Introduction on 14 September 2009
New Italian bond future can serve as a proxy for all non-triple A-rated European government bonds
The international derivatives exchange Eurex announced today that it will introduce a new future based on notional long-term debt instruments issued by the Republic of Italy (Buoni del Tesoro Poliennali – BTP) on 14 September 2009. The launch will extend the range of Eurex’s benchmark interest rate derivatives and aims to offer an appropriate hedge for all non-triple A-rated European government bonds and potentially other interest rate bearing instruments (i.e. swaps). Furthermore, the futures will add value to the Italian government bond market by enriching the basis and repo trading opportunities.

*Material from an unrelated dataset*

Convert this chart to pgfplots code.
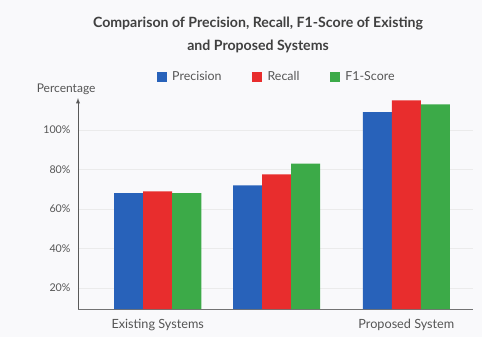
\documentclass[border=0pt]{standalone}
\usepackage{pgfplots}
\pgfplotsset{compat=1.18}
\usepackage{fontspec}
\setmainfont{Lato}
\definecolor{cblue}{RGB}{40,98,186}
\definecolor{cred}{RGB}{232,45,45}
\definecolor{cgreen}{RGB}{60,170,72}
\definecolor{bg}{RGB}{249,249,251}
\definecolor{txt}{RGB}{85,85,85}
\begin{document}
\begin{tikzpicture}
\fill[bg] (0,0) rectangle (361.5pt,252.75pt);
\node[font=\bfseries\fontsize{10.6}{17}\selectfont, text=black!75, align=center] at (193.5pt,226.6pt) {Comparison of Precision, Recall, F1-Score of Existing\\and Proposed Systems};
\begin{axis}[
  at={(58.5pt,21pt)}, anchor=south west, scale only axis,
  width=296.25pt, height=158.25pt,
  xmin=-0.67, xmax=2.65, ymin=9.4, ymax=116.2,
  ybar=0pt, bar width=0.244,
  axis lines=left,
  x axis line style={-, draw=black!55},
  y axis line style={-latex, draw=black!65},
  tick style={draw=none},
  ymajorgrids, grid style={draw=black!8},
  ytick={20,40,60,80,100},
  yticklabel={\pgfmathprintnumber{\tick}\%},
  /pgf/number format/assume math mode=true,
  yticklabel style={font=\fontsize{8}{9}\selectfont, text=txt},
  xtick={0,2.09},
  xticklabels={Existing Systems, Proposed System},
  xticklabel style={font=\fontsize{9.5}{10}\selectfont, text=txt, yshift=-2pt},
  legend style={at={(0.504,1.10)}, anchor=center, draw=none, fill=none,
    font=\fontsize{9.3}{10}\selectfont, text=txt,
    /tikz/every even column/.append style={column sep=21pt},
    /tikz/every odd column/.append style={column sep=2pt}},
  legend columns=3,
  legend image code/.code={\fill[#1] (0pt,-3.75pt) rectangle (7.5pt,3.75pt);},
  clip=false,
]
\addplot[fill=cblue, draw=none] coordinates {(0,68) (1,72) (2.09,109)};
\addplot[fill=cred, draw=none] coordinates {(0,69) (1,77.5) (2.09,115)};
\addplot[fill=cgreen, draw=none] coordinates {(0,68) (1,83) (2.09,113)};
\legend{Precision, Recall, F1-Score}
\node[font=\fontsize{9}{10}\selectfont, text=txt] at (rel axis cs:-0.03,1.04) {Percentage};
\end{axis}
\end{tikzpicture}
\end{document}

“Due to the financial market crisis, spreads between several European government bonds with lower ratings and German bonds have widened significantly. Thus, hedging for those non-triple A-rated government bonds using the Bund-Future has now become more difficult”, explained Peter Reitz, member of the Eurex Executive Board. ”Market participants have approached us for alternative hedging instruments for those bond markets”. He further pointed out: “In terms of outstanding amount and turnover the Italian bond market is the most important market.”

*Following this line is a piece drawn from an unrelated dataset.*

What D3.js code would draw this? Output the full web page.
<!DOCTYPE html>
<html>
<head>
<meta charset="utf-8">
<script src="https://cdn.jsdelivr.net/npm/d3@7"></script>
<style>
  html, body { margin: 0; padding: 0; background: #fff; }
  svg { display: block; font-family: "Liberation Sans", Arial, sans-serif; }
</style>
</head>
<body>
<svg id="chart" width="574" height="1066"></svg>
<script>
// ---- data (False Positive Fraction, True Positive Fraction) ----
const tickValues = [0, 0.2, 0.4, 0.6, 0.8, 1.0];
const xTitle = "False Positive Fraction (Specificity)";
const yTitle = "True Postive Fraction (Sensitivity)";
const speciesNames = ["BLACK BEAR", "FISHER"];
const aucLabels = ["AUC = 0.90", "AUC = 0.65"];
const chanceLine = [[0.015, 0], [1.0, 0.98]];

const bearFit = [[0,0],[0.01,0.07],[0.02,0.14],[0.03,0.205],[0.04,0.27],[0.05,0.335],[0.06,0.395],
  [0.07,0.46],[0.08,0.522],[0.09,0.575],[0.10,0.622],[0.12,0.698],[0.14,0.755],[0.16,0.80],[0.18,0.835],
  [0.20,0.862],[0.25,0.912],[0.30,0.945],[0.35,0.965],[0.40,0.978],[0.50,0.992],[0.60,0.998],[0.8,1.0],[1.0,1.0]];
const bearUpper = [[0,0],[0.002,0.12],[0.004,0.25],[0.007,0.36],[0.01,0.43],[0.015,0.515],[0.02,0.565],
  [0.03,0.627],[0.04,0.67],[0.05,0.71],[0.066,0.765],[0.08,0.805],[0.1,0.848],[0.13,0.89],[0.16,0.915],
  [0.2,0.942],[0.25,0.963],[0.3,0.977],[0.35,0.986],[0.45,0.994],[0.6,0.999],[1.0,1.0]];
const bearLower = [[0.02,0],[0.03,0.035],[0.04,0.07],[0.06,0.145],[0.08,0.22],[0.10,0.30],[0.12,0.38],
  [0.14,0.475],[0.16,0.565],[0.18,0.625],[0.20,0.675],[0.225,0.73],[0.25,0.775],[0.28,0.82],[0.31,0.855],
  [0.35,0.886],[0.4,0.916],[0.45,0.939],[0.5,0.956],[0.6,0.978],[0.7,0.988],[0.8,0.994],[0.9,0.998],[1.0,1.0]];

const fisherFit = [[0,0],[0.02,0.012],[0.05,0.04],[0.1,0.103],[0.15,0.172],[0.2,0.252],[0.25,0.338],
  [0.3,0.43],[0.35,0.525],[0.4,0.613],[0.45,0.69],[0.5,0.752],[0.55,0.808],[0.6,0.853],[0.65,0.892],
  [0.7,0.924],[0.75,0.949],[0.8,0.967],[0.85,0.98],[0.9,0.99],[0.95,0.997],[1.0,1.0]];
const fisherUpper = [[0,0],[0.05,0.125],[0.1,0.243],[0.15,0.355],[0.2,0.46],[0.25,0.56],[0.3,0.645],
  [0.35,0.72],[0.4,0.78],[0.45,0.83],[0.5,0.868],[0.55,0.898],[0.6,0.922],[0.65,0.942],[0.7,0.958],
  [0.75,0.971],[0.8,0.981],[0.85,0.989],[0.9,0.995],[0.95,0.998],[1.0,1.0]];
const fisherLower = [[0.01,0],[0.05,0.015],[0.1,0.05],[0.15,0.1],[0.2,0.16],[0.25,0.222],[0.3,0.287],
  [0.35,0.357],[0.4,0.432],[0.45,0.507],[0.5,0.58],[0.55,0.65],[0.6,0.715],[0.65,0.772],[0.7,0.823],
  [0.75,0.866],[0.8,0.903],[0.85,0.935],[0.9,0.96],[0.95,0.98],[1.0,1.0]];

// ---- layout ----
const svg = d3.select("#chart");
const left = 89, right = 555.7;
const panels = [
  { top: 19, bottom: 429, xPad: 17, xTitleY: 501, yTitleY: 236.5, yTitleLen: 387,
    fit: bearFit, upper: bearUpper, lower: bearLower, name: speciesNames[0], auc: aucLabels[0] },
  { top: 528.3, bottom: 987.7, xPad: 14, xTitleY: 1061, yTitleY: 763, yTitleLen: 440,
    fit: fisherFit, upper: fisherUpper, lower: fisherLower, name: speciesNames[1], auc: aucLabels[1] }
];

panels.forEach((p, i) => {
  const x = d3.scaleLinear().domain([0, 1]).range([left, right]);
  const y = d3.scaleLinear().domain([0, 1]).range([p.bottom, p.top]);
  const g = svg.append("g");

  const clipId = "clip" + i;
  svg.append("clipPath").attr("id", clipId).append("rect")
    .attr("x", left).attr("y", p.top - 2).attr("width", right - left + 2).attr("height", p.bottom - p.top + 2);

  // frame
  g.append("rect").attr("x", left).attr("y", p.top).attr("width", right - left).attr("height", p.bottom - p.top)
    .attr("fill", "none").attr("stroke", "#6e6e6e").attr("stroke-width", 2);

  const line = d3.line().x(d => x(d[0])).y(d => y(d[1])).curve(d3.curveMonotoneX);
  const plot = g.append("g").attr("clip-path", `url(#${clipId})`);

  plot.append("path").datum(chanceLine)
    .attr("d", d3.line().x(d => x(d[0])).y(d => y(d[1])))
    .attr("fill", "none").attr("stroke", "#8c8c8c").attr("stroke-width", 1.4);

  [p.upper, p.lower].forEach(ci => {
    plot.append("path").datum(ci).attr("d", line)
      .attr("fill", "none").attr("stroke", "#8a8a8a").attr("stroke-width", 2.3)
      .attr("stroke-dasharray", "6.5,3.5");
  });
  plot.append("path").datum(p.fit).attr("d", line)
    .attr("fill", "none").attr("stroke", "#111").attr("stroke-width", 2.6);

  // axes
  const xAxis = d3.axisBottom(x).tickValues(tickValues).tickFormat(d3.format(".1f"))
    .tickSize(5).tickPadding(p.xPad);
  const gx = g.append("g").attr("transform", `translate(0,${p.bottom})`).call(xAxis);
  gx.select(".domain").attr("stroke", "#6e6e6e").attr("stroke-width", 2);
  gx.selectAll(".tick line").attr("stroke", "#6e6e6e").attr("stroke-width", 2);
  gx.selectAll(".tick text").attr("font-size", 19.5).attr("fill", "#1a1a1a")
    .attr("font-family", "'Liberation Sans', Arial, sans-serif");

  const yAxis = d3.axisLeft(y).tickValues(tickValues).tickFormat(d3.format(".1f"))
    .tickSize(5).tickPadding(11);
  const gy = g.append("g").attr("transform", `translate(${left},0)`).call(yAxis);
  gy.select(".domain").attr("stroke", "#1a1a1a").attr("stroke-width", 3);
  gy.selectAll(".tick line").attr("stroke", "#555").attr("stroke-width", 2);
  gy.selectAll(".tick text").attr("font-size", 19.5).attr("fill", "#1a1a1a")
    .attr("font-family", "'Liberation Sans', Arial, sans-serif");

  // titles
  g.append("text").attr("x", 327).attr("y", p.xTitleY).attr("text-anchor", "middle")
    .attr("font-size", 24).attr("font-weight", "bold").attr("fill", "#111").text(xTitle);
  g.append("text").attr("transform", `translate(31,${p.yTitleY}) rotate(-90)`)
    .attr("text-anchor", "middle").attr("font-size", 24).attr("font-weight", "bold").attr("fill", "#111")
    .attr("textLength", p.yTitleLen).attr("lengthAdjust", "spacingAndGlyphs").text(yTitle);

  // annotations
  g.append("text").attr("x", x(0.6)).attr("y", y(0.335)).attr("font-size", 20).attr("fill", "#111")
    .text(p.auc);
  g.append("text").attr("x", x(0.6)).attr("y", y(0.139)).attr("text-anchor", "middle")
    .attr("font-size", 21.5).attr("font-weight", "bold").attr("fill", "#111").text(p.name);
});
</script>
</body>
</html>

The design of the new futures is similar to the Bund-Future, so that they meet the hedging requirements of market participants and also enable efficient spread trading between the two 10-year government bond futures. The delivery window will be 8.5-11 years, the notional coupon will be six percent and the contract value will be €100,000. In addition, the tick size is set at 0.01 percent (10 euros per tick), in-line with Bund- and Bobl-futures. Trading hours will be from 8:00 am to 7:00 pm CET.
Eurex has received significant interest in the contract from the buy-side and sell-side and will offer a designated market making program. Several banks have expressed an interest in making markets to ensure liquidity from day one.